The Exporters' Club proposes to improve Spanish development cooperation and encourage business participation

The Spanish Exporters and Investors Club believes that a change of mentality is needed in Spanish institutions and official bodies to correct the scarce presence of private companies in the implementation of development cooperation projects undertaken with official funding. The UN, in its Agenda 2030, considers companies to be essential actors in achieving the goals set for economic and social development, and Spain must support this idea. In this sense, the Club is committed to providing development cooperation with a new inclusive concept in which both companies and NGOs can work hand in hand and complement each other.
In the opinion of the Exporters' Club, this new vision would make Spanish cooperation more efficient, effective, relevant and sustainable, and would contribute to improving Spain's image in aid recipient countries and facilitate the presence of Spanish companies in those countries.
In a new technical note from the Committee for Reflection on Internationalisation of the Exporters' Club, in which experts from the business world, academia and former senior government officials participate, the institution stresses that the modernisation of the Spanish system of official development aid requires profound changes to make it more comparable to the mechanisms of the main countries around us, which are also our competitors.
In Spain, Official Development Assistance (ODA) is largely channelled through contributions to supranational institutions, which are then responsible for implementing programmes and projects. In this way, "we lose our capacity to influence and decide on aid and, moreover, the perception that it is our country that has contributed to the implementation of development plans is substantially diluted", lament the authors of the technical note, Antonio Bonet and Rafael Ruiz-Villar, respectively president and coordinator of the Committee for Reflection on Internationalisation of the Exporters' Club.
In 2018, 64% of Spanish official development assistance went to multilateral institutions, and only 27% went directly to bilateral programmes with countries. These proportions, the authors argue, are quite different from those found in OECD countries, where, on average, 49% of their development cooperation funds go to bilateral programmes.
A recent survey carried out by the Exporters and Investors Club among member companies active in the supply of goods, services and works in international cooperation projects shows that the Spanish Agency for International Development Cooperation (AECID), the main Spanish institution in this field, maintains a clear focus on NGOs, to the detriment of companies, in the programmes it finances.
However, in other neighbouring countries, official development aid programmes are largely implemented by private companies.
This is compounded by an image of business "tarnished by a certain quixotism, in which profit-making is seen by certain social groups as lacking in social vision, selfish and far removed from the common good", the note points out.
In the opinion of the experts, development cooperation policy should fulfil four objectives simultaneously: contribute to achieving the SDGs, facilitate the implementation of international state policies, enhance the image of Spain in the beneficiary countries of Spanish aid, and promote the penetration of Spanish companies and technology in the beneficiary countries of Spanish ODA.

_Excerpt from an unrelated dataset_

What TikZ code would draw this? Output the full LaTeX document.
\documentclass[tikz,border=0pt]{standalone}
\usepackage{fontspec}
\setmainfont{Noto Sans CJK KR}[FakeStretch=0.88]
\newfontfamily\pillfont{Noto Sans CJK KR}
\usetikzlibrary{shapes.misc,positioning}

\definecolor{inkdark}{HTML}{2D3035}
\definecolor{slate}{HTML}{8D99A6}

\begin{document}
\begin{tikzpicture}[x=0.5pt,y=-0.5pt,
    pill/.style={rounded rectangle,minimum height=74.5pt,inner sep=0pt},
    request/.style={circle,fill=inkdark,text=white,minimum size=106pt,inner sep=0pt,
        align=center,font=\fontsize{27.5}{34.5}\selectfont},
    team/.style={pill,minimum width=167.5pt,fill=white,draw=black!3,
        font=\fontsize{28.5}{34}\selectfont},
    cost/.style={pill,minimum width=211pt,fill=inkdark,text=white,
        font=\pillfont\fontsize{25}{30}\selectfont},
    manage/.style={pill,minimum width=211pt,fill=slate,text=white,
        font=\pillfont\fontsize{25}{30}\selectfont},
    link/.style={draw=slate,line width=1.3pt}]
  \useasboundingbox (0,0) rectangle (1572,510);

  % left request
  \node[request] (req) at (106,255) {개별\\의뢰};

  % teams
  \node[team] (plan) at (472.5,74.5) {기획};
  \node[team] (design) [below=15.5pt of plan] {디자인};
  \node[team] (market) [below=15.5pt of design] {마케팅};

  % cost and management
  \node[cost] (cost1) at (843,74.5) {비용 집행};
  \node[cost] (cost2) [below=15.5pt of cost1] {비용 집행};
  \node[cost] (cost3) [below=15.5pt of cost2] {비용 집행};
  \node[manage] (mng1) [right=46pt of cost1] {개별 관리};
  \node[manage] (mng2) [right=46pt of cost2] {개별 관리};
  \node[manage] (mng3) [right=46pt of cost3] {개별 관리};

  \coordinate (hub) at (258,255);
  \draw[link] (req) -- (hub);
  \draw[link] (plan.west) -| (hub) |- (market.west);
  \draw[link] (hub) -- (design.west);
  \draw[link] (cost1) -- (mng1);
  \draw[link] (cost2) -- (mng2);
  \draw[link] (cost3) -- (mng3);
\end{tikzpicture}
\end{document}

They also consider it a priority to increase bilateral programmes in line with what other countries are doing, even though this may imply a decrease in contributions to multilateral institutions.
In order to boost the participation of Spanish private companies in development cooperation projects, the Reflection Committee on Internationalisation recommends significantly increasing the quantity and quality of information on the destination of official Spanish development aid funds, and redefining the strategic objectives of Spanish cooperation to align them with the strategies adopted by neighbouring countries.
Another way to encourage the presence of Spanish companies in this type of project would be for Spain to significantly increase technical assistance programmes, as other OECD countries do, aimed at encouraging private sector activity in developing countries and emerging economies. In this sense, it would be very helpful to re-establish mechanisms for Spain to once again make non-refundable donations to certain countries for project feasibility studies (infrastructure, transport, water and sanitation, hospitals, renewable energies, etc.). "This would be an extraordinary instrument to encourage the participation of Spanish companies," the experts conclude.